Robbie Robertson received a posthumous nomination for his music for Martin Scorsese’s “Killers of the Flower Moon.” He died Aug. 9. The guitarist and songwriter for the Band was the son of a Native American, and so his 10th collaboration with Scorsese — after everything from “The Last Waltz” to “The Color of Money” — was especially close to his heart. The film is dedicated to him.
Robertson is the seventh person to be posthumously nominated for an original dramatic score. The history dates back to 1942, and Frank Churchill’s score nomination for “Bambi”; the others include Victor Young (“Around the World in 80 Days,” 1956), Alfred Newman (“Airport,” 1970), Raymond Rasch and Larry Russell (“Limelight,” 1972) and Bernard Herrmann (“Obsession” and “Taxi Driver,” 1976).
The music branch also chose Laura Karpman’s jazzy “American Fiction” score. This is Karpman’s first Oscar nomination, although she has five Emmys, is a former music-branch governor and a co-founder of the Alliance for Women Film Composers, and is widely credited with helping diversify Academy membership.

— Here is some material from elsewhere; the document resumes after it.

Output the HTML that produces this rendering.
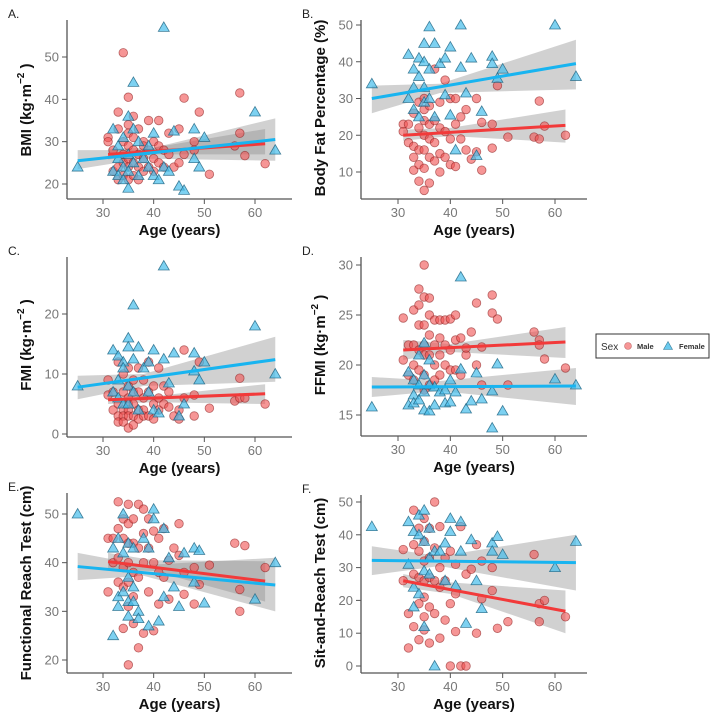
<!DOCTYPE html>
<html><head><meta charset="utf-8"><style>
body{margin:0;background:#fff;}
svg{display:block;font-family:"Liberation Sans",sans-serif;}
</style></head><body>
<svg id="chart" width="720" height="720" viewBox="0 0 720 720" xmlns="http://www.w3.org/2000/svg"></svg>
<script>
// shared ages
const maleAges=[31,31,32,32,33,33,33,33,34,34,34,34,34,35,35,35,35,35,35,35,36,36,36,36,36,37,37,37,37,38,38,38,38,39,39,39,40,40,40,41,41,41,42,42,43,43,44,45,45,46,46,48,48,49,51,56,57,57,58,62];
const femaleAges=[25,32,32,33,33,33,34,34,34,35,35,35,35,36,36,36,37,37,38,39,39,40,40,41,42,42,43,44,45,46,48,48,49,50,60,64];
const xTicks=[30,40,50,60];
// panel A BMI
const bmiMale=[31,30,28,23,37,24,21,33,51,30,27,22,25,40.5,34,29,26,24,21,32,36,28,25,22,31,33,27,24,21,30,29,26,23,35,28,24,30,26,23,35,29,25,28,24,32,27,24,33,25,40.3,27,30,28,37,22.3,29,41.5,32,26.7,24.8];
const bmiFemale=[24,33,23,29,26,22,24,31,21,36,19,27,23,44,33,25,22,30,26,24,29,32,22,21,57,24,23,32.5,19.5,18.5,33,26,24,31,37,28];
const bmiTicks=[20,30,40,50];
const bmiFitMale=[31,27,62,29.5], bmiFitFemale=[25,25.5,64,30.5];
const bmiBandMale=[[31,25.8,28.3],[40,27,28.6],[62,27,33]];
const bmiBandFemale=[[25,23.5,28],[38,26,28],[64,25.5,35.5]];
// panel B body fat
const bfMale=[23,21,23,18,26,17,14,10.5,29,22,16,12,7.5,30,27,24,20,16,11,5,28,23,19,14,7,38,24,18,13,29,22,15,10,35,21,14,30,19,12,30,23,11.5,25,19,27,16,13.5,30,15.5,23.5,10.5,23,16.5,33.5,19.5,19.5,29.3,19,22.5,20];
const bfFemale=[34,42,30,38,33,27,41,36,25,45,40,33,29,49.5,38,30,45,25,39.5,41,31,44,25.5,16,50,38.5,31.5,41,14.5,26.5,41.5,39.5,35.5,38,50,36];
const bfTicks=[10,20,30,40,50];
const bfFitMale=[31,20,62,22.7], bfFitFemale=[25,30,64,39.5];
const bfBandMale=[[31,18.5,21.5],[40,19.8,22],[62,18,27]];
const bfBandFemale=[[25,26,33.5],[38,31.5,34],[64,32.5,46]];
// panel C FMI
const fmiMale=[6.5,9,7,4,12,5,3,2,10,7,4,3,2,11,8,6,5,4,3,1,9,7,5,3,1.5,11,7,4,2.5,9,6,4,3,12,7,3,8,5,2.5,11,6,4,8,5,7,4.5,3,4,2.5,14,6,6.5,3,12,4.3,5.5,9.3,6,6,5];
const fmiFemale=[8,14,7,13,9,6,12,11,5,16,14.5,8,5,21.5,12.5,7,14.5,4,11,12,7,14,4,3.5,28,12.5,8.5,13.5,3,5,13.5,10.5,9,12,18,10];
const fmiTicks=[0,10,20];
const fmiFitMale=[31,5.7,62,6.7], fmiFitFemale=[25,7.8,64,12.4];
const fmiBandMale=[[31,5,6.5],[40,5.3,6.3],[62,5,8.3]];
const fmiBandFemale=[[25,5.8,9.7],[38,8,10],[64,8.7,16.2]];
// panel D FFMI
const ffmiMale=[24.7,20.5,22,19,25.5,22,20,18.5,27.6,26,24,21.5,19.5,30,26.8,24,22,21,19,17.5,26.7,25,23,21,18,24.5,22,20,18.5,24.5,22.7,21,19,24.5,22,20,24.6,21.5,19.5,25,22.5,19.5,22.7,19,21,21.7,23.3,26.2,20,21.8,18,27,25.2,24.6,18,23.3,22.5,22,20.6,19.7];
const ffmiFemale=[15.8,19.3,16,18.5,17,16.2,21,18,16.5,22.2,19,17.3,15.5,20.5,18,15.4,17.8,16,17.3,17.5,16.2,18.5,16.3,17.3,28.8,19.6,15.6,16.4,19.2,16.6,17.4,13.7,20.1,15.4,18.6,18];
const ffmiTicks=[15,20,25,30];
const ffmiFitMale=[31,21.5,62,22.3], ffmiFitFemale=[25,17.8,64,17.9];
const ffmiBandMale=[[31,20.5,22.5],[40,21.3,22.1],[62,20.7,23.8]];
const ffmiBandFemale=[[25,16.8,18.8],[38,17.4,18.4],[64,16,19.7]];
// panel E FRT
const frtMale=[45,34,45,40,52.5,47,41,36,49,45,39,35,26.5,52,48,44,40,36,31,19,49,44,38,33,27.5,52,43,37,22.5,51,46,40,25.5,49,43,34,46.5,40,26,45,38,31.5,47,37,40.5,32.5,43,48,41.5,33.5,38,39,31.5,35.5,39.5,44,34.5,30,43.5,39];
const frtFemale=[50,43,25,45,33,31,50,42,34,44,37,32,29,43,35,32,30,28.5,45,43,27,51,49,28,47,33,41,35,31,42,43,36,42.5,31.7,32.5,40];
const frtTicks=[20,30,40,50];
const frtFitMale=[31,40.2,62,36.2], frtFitFemale=[25,39.2,64,35.4];
const frtBandMale=[[31,38.5,42],[40,38.3,40.5],[62,32,40.3]];
const frtBandFemale=[[25,36.4,42],[38,37.3,39.5],[64,30,41]];
// panel F SRT
const srtMale=[35.5,26,16,5.5,47.5,37,28,12,42,35,27,19,8,45,38,32,26,21,15,11,42,33,27,18,7,50,36,26,16,42.5,30,24,8.5,33,26,14,35,19,0,31,22,10.5,42.5,0,28,0,29.5,37,10,32,20.5,30,23,11.5,13.5,34,19,13.5,20,15];
const srtFemale=[42.5,44,31,41,24,18,46,40,22,47.5,38,29,12,42,33,28,0,35,35,37.5,26,45,41,24.5,44,35,13,38.5,26,17.5,37.5,35,39.5,34,30,38];
const srtTicks=[0,10,20,30,40,50];
const srtFitMale=[31,26,62,16.7], srtFitFemale=[25,32.2,64,31.5];
const srtBandMale=[[31,24,28],[40,22,25.5],[62,10,23]];
const srtBandFemale=[[25,27.7,36.5],[38,30.5,33.5],[64,23,40]];

const NS="http://www.w3.org/2000/svg";
const svg=document.getElementById('chart');
function mk(tag,attrs,parent){const e=document.createElementNS(NS,tag);for(const k in attrs)e.setAttribute(k,attrs[k]);(parent||svg).appendChild(e);return e;}

const panels=[
 {key:'a',letter:'A.',col:0,top:20,bottom:199,v0:20,p0:184,v1:50,p1:57,ticks:bmiTicks,m:bmiMale,f:bmiFemale,fm:bmiFitMale,ff:bmiFitFemale,bm:bmiBandMale,bf:bmiBandFemale,label:'BMI (kg·m',sup:true,ly:110},
 {key:'b',letter:'B.',col:1,top:20,bottom:199,v0:10,p0:172,v1:50,p1:25,ticks:bfTicks,m:bfMale,f:bfFemale,fm:bfFitMale,ff:bfFitFemale,bm:bfBandMale,bf:bfBandFemale,label:'Body Fat Percentage (%)',sup:false,ly:108},
 {key:'c',letter:'C.',col:0,top:257,bottom:437,v0:0,p0:434,v1:20,p1:314,ticks:fmiTicks,m:fmiMale,f:fmiFemale,fm:fmiFitMale,ff:fmiFitFemale,bm:fmiBandMale,bf:fmiBandFemale,label:'FMI (kg·m',sup:true,ly:345},
 {key:'d',letter:'D.',col:1,top:257,bottom:436,v0:15,p0:415,v1:30,p1:265,ticks:ffmiTicks,m:ffmiMale,f:ffmiFemale,fm:ffmiFitMale,ff:ffmiFitFemale,bm:ffmiBandMale,bf:ffmiBandFemale,label:'FFMI (kg·m',sup:true,ly:345},
 {key:'e',letter:'E.',col:0,top:493,bottom:673,v0:20,p0:660,v1:50,p1:514,ticks:frtTicks,m:frtMale,f:frtFemale,fm:frtFitMale,ff:frtFitFemale,bm:frtBandMale,bf:frtBandFemale,label:'Functional Reach Test (cm)',sup:false,ly:583},
 {key:'f',letter:'F.',col:1,top:495,bottom:673,v0:0,p0:666,v1:50,p1:502,ticks:srtTicks,m:srtMale,f:srtFemale,fm:srtFitMale,ff:srtFitFemale,bm:srtBandMale,bf:srtBandFemale,label:'Sit-and-Reach Test (cm)',sup:false,ly:583}
];

panels.forEach(P=>{
 const left=P.col?361:67, right=P.col?587:292;
 const xa0=P.col?398:103, xa1=P.col?555:255;
 const X=a=>xa0+(a-30)*(xa1-xa0)/30;
 const Y=v=>P.p0+(v-P.v0)*(P.p1-P.p0)/(P.v1-P.v0);
 const g=mk('g',{});
 
 
 const lt=mk('text',{x:P.col?302:8,y:P.top-2,'font-size':12,fill:'#222'},g);
 lt.textContent=P.letter;
 
 
 // bands
 [[P.bm,'male'],[P.bf,'female']].forEach(([B,s])=>{
  const up=B.map(b=>X(b[0])+','+Y(b[2])), lo=B.slice().reverse().map(b=>X(b[0])+','+Y(b[1]));
  const pg=mk('polygon',{points:up.concat(lo).join(' '),fill:'rgba(140,140,140,0.4)'},g);
  
  
 });
 // points
 P.m.forEach((v,i)=>{
  const c=mk('circle',{cx:X(maleAges[i]),cy:Y(v),r:4.3,fill:'rgba(240,80,80,0.6)',stroke:'rgba(140,30,30,0.6)','stroke-width':0.8},g);
  
  
 });
 P.f.forEach((v,i)=>{
  const x=X(femaleAges[i]),y=Y(v);
  const t=mk('polygon',{points:`${x},${y-5.5} ${x-5.5},${y+4} ${x+5.5},${y+4}`,fill:'rgba(70,190,235,0.7)',stroke:'rgba(30,100,130,0.8)','stroke-width':0.8},g);
  
  
 });
 // fit lines
 [[P.fm,'#f23a3a','male'],[P.ff,'#18b4f0','female']].forEach(([F,col,s])=>{
  const l=mk('line',{x1:X(F[0]),y1:Y(F[1]),x2:X(F[2]),y2:Y(F[3]),stroke:col,'stroke-width':3},g);
  
  
 });
 // axes
 const ya=mk('line',{x1:left,y1:P.top,x2:left,y2:P.bottom,stroke:'#555','stroke-width':1.3},g);
 
 
 const xa=mk('line',{x1:left,y1:P.bottom,x2:right,y2:P.bottom,stroke:'#555','stroke-width':1.3},g);
 
 
 P.ticks.forEach(t=>{
  mk('line',{x1:left-5,y1:Y(t),x2:left,y2:Y(t),stroke:'#555','stroke-width':1},g);
  const tx=mk('text',{x:left-8,y:Y(t)+4.5,'font-size':13,fill:'#777','text-anchor':'end'},g);
  tx.textContent=t;
  
  
 });
 xTicks.forEach(t=>{
  mk('line',{x1:X(t),y1:P.bottom,x2:X(t),y2:P.bottom+5,stroke:'#555','stroke-width':1},g);
  const tx=mk('text',{x:X(t),y:P.bottom+18,'font-size':13,fill:'#777','text-anchor':'middle'},g);
  tx.textContent=t;
  
  
 });
 const xt=mk('text',{x:(left+right)/2,y:P.bottom+36,'font-size':15,'font-weight':'bold',fill:'#111','text-anchor':'middle'},g);
 xt.textContent='Age (years)';
 
 
 const lx=left-36;
 const yt=mk('text',{x:0,y:0,'font-size':15,'font-weight':'bold',fill:'#111','text-anchor':'middle',transform:`translate(${lx},${P.ly}) rotate(-90)`},g);
 
 
 if(P.sup){
  const a=mk('tspan',{},yt);a.textContent=P.label;
  const b=mk('tspan',{dy:-7,'font-size':10},yt);b.textContent='−2';
  const c=mk('tspan',{dy:7},yt);c.textContent=' )';
 } else yt.textContent=P.label;
});

// legend
const lg=mk('g',{});


mk('rect',{x:596,y:334,width:113,height:24,fill:'#fff',stroke:'#333','stroke-width':1},lg);
const ls=mk('text',{x:601,y:350,'font-size':10,fill:'#333'},lg);ls.textContent='Sex';
mk('circle',{cx:628,cy:346,r:3.5,fill:'rgba(240,80,80,0.6)',stroke:'rgba(140,30,30,0.5)','stroke-width':0.6},lg);
const lm=mk('text',{x:637,y:349,'font-size':7.5,'font-weight':'bold',fill:'#333'},lg);lm.textContent='Male';


mk('polygon',{points:'668,341.5 663.5,349.5 672.5,349.5',fill:'rgba(70,190,235,0.8)',stroke:'rgba(30,100,130,0.8)','stroke-width':0.6},lg);
const lf=mk('text',{x:679,y:349,'font-size':7.5,'font-weight':'bold',fill:'#333'},lg);lf.textContent='Female';


</script>
</body></html>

Karpman becomes only the fifth woman to be nominated for composing original dramatic music for the screen; three have won (Rachel Portman for 1996’s “Emma,” Anne Dudley for 1997’s “The Full Monty” and Hildur Guðnadóttir (for 2019’s “Joker”).
Ninety-one-year-old John Williams received his 54th nomination for “Indiana Jones and the Dial of Destiny.” The legendary composer and five-time Oscar winner has long held the record for most-nominated musician in Oscar history, and is the most-nominated living individual for Oscar overall. He was nominated for the first three Indiana Jones movies, starting with “Raiders of the Lost Ark” in 1981.
English composer Jerskin Fendrix received his first Oscar nomination for his first film score: “Poor Things,” the Yorgos Lanthimos sci-fi comedy-drama with Emma Stone.
There were really only two surprises among this year’s nominees: the inclusion of the Osage Tribal Singers’ “Wahzhazhe” from “Killers of the Flower Moon,” which virtually no one predicted; and the fact that none of the shortlist’s three scores from animated movies (“Elemental,” “The Boy and the Heron” and “Spider-Man: Across the Spider-Verse”), all widely acclaimed, made the cut.